**DATASET EXCERPT:**
— START —
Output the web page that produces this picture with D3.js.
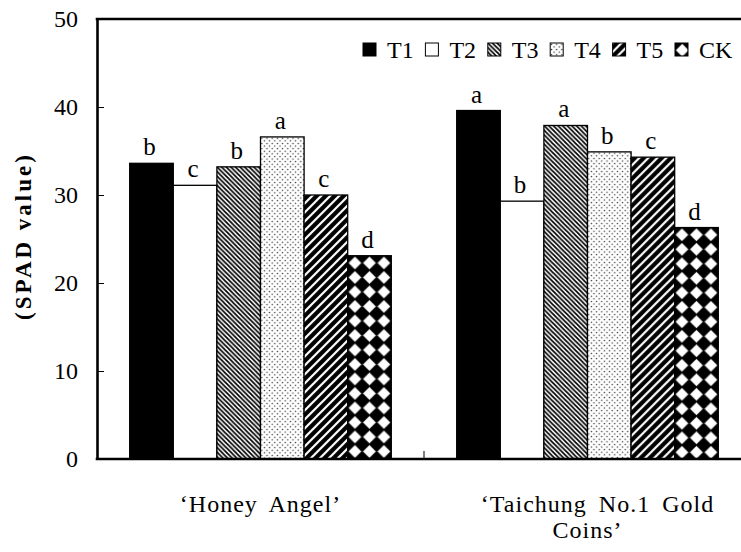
<!DOCTYPE html>
<html>
<head>
<meta charset="utf-8">
<script src="https://cdn.jsdelivr.net/npm/d3@7"></script>
<style>
  body { margin: 0; background: #fff; }
  svg text { font-family: "Liberation Serif", "Times New Roman", serif; fill: #000; }
</style>
</head>
<body>
<svg id="chart" width="741" height="552"></svg>
<script>
"use strict";
// data
const categories = ["honey", "taichung"];
const categoryLines = [["\u2018Honey Angel\u2019"], ["\u2018Taichung No.1 Gold", "Coins\u2019"]];
const seriesNames = ["T1", "T2", "T3", "T4", "T5", "CK"];
const honeyAngel = [33.6, 31.1, 33.2, 36.6, 30.0, 23.1];
const taichungGold = [39.6, 29.3, 37.9, 34.9, 34.3, 26.3];
const honeyLetters = ["b", "c", "b", "a", "c", "d"];
const taichungLetters = ["a", "b", "a", "b", "c", "d"];
const yTicks = [0, 10, 20, 30, 40, 50];

const svg = d3.select("#chart");
const plotLeft = 97, plotRight = 751, plotTop = 19, plotBottom = 459;

const y = d3.scaleLinear().domain([0, 50]).range([plotBottom, plotTop]);
const x0 = d3.scaleBand().domain(categories).range([plotLeft, plotRight]);
const bw = x0.bandwidth();
const x1 = d3.scaleBand().domain(seriesNames).range([0.1 * bw, 0.9 * bw]);

// fill patterns
const defs = svg.append("defs");
function pat(id, w, h) {
  return defs.append("pattern").attr("id", id)
    .attr("patternUnits", "userSpaceOnUse")
    .attr("width", w).attr("height", h);
}
pat("p-T1", 4, 4).append("rect").attr("width", 4).attr("height", 4).attr("fill", "#000");
pat("p-T2", 4, 4).append("rect").attr("width", 4).attr("height", 4).attr("fill", "#fff");

let p = pat("p-T3", 4.6, 4.6);
p.append("rect").attr("width", 4.6).attr("height", 4.6).attr("fill", "#fff");
p.append("path").attr("d", "M0,0L4.6,4.6M-1,3.6L1,5.6M3.6,-1L5.6,1")
  .attr("stroke", "#000").attr("stroke-width", 1.7);

p = pat("p-T4", 5.2, 5.2);
p.append("rect").attr("width", 5.2).attr("height", 5.2).attr("fill", "#fff");
p.append("circle").attr("cx", 1.3).attr("cy", 1.3).attr("r", 0.75).attr("fill", "#333");
p.append("circle").attr("cx", 3.9).attr("cy", 3.9).attr("r", 0.75).attr("fill", "#333");

p = pat("p-T5", 9, 9);
p.append("rect").attr("width", 9).attr("height", 9).attr("fill", "#000");
p.append("path").attr("d", "M0,9L9,0M-1,1L1,-1M8,10L10,8")
  .attr("stroke", "#fff").attr("stroke-width", 2.2);

p = pat("p-CK", 14.5, 14.5);
p.append("rect").attr("width", 14.5).attr("height", 14.5).attr("fill", "#000");
p.append("path").attr("d", "M7.25,1.2L13.3,7.25L7.25,13.3L1.2,7.25Z")
  .attr("fill", "#fff").attr("stroke", "#fff").attr("stroke-width", 0.8)
  .attr("stroke-linejoin", "round");

// bars
const groups = [
  { cat: "honey", values: honeyAngel, letters: honeyLetters },
  { cat: "taichung", values: taichungGold, letters: taichungLetters }
];

groups.forEach(grp => {
  const rows = seriesNames.map((s, i) => ({ s: s, v: grp.values[i], l: grp.letters[i] }));
  const g = svg.append("g").attr("transform", `translate(${x0(grp.cat)},0)`);
  const bar = g.selectAll("g.bar").data(rows).enter().append("g")
    .attr("class", "bar")
    .attr("transform", d => `translate(${x1(d.s)},${y(d.v)})`);
  bar.append("rect")
    .attr("width", x1.bandwidth())
    .attr("height", d => y(0) - y(d.v))
    .attr("fill", d => `url(#p-${d.s})`)
    .attr("stroke", "#000").attr("stroke-width", 1.3);
  g.selectAll("text.sig").data(rows).enter().append("text")
    .attr("class", "sig")
    .attr("x", d => x1(d.s) + x1.bandwidth() / 2 - 2)
    .attr("y", d => y(d.v) - 8)
    .attr("text-anchor", "middle")
    .attr("font-size", 25)
    .text(d => d.l);
});

// frame
const yAxis = d3.axisLeft(y).tickValues(yTicks).tickSize(-7).tickSizeOuter(0).tickPadding(19);
const ya = svg.append("g").attr("transform", `translate(${plotLeft},0)`).call(yAxis);
ya.select(".domain").attr("stroke-width", 2.6);
ya.selectAll(".tick line").attr("stroke-width", 1);
ya.selectAll(".tick text").attr("font-size", 24).attr("font-family", "Liberation Serif").attr("fill", "#000");

svg.append("line").attr("x1", plotLeft - 1.3).attr("x2", plotRight).attr("y1", plotTop).attr("y2", plotTop)
  .attr("stroke", "#000").attr("stroke-width", 2.6);
svg.append("line").attr("x1", plotLeft - 1.3).attr("x2", plotRight).attr("y1", plotBottom).attr("y2", plotBottom)
  .attr("stroke", "#000").attr("stroke-width", 2.6);
// category divider tick
svg.append("line").attr("x1", x0("taichung")).attr("x2", x0("taichung"))
  .attr("y1", plotBottom).attr("y2", plotBottom - 8)
  .attr("stroke", "#000").attr("stroke-width", 1);

// category labels
categories.forEach((c, i) => {
  const t = svg.append("text")
    .attr("text-anchor", "middle")
    .attr("font-size", 24)
    .attr("letter-spacing", 1)
    .attr("word-spacing", 5);
  categoryLines[i].forEach((line, j) => {
    t.append("tspan").attr("x", x0(c) + bw / 2 + (j === 0 && i === 1 ? 10 : 0))
      .attr("y", 512 + j * 26).text(line);
  });
});

// y title
svg.append("text")
  .attr("transform", "translate(31,236) rotate(-90)")
  .attr("text-anchor", "middle")
  .attr("font-size", 23)
  .attr("font-weight", "bold")
  .attr("letter-spacing", 3)
  .text("(SPAD value)");

// legend
const lx = d3.scalePoint().domain(seriesNames).range([363, 675]);
const leg = svg.selectAll("g.leg").data(seriesNames).enter().append("g")
  .attr("class", "leg")
  .attr("transform", d => `translate(${lx(d)},43)`);
leg.append("rect").attr("width", 13).attr("height", 13)
  .attr("fill", d => `url(#p-${d})`)
  .attr("stroke", "#000").attr("stroke-width", 1);
leg.append("text").attr("x", 24).attr("y", 14.5)
  .attr("font-size", 24)
  .text(d => d);
</script>
</body>
</html>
— END —
**DIRECTIONS FOR THIS TASK:** Begin at the top of the material above and output each line exactly, stopping after the line that holds "const x1 = d3.scaleBand().domain(seriesNames).range([0.1". Leave out pictures.

**WRITTEN RESPONSE:**
Output the web page that produces this picture with D3.js.
<!DOCTYPE html>
<html>
<head>
<meta charset="utf-8">
<script src="https://cdn.jsdelivr.net/npm/d3@7"></script>
<style>
  body { margin: 0; background: #fff; }
  svg text { font-family: "Liberation Serif", "Times New Roman", serif; fill: #000; }
</style>
</head>
<body>
<svg id="chart" width="741" height="552"></svg>
<script>
"use strict";
// data
const categories = ["honey", "taichung"];
const categoryLines = [["\u2018Honey Angel\u2019"], ["\u2018Taichung No.1 Gold", "Coins\u2019"]];
const seriesNames = ["T1", "T2", "T3", "T4", "T5", "CK"];
const honeyAngel = [33.6, 31.1, 33.2, 36.6, 30.0, 23.1];
const taichungGold = [39.6, 29.3, 37.9, 34.9, 34.3, 26.3];
const honeyLetters = ["b", "c", "b", "a", "c", "d"];
const taichungLetters = ["a", "b", "a", "b", "c", "d"];
const yTicks = [0, 10, 20, 30, 40, 50];

const svg = d3.select("#chart");
const plotLeft = 97, plotRight = 751, plotTop = 19, plotBottom = 459;

const y = d3.scaleLinear().domain([0, 50]).range([plotBottom, plotTop]);
const x0 = d3.scaleBand().domain(categories).range([plotLeft, plotRight]);
const bw = x0.bandwidth();
const x1 = d3.scaleBand().domain(seriesNames).range([0.1 * bw, 0.9 * bw]);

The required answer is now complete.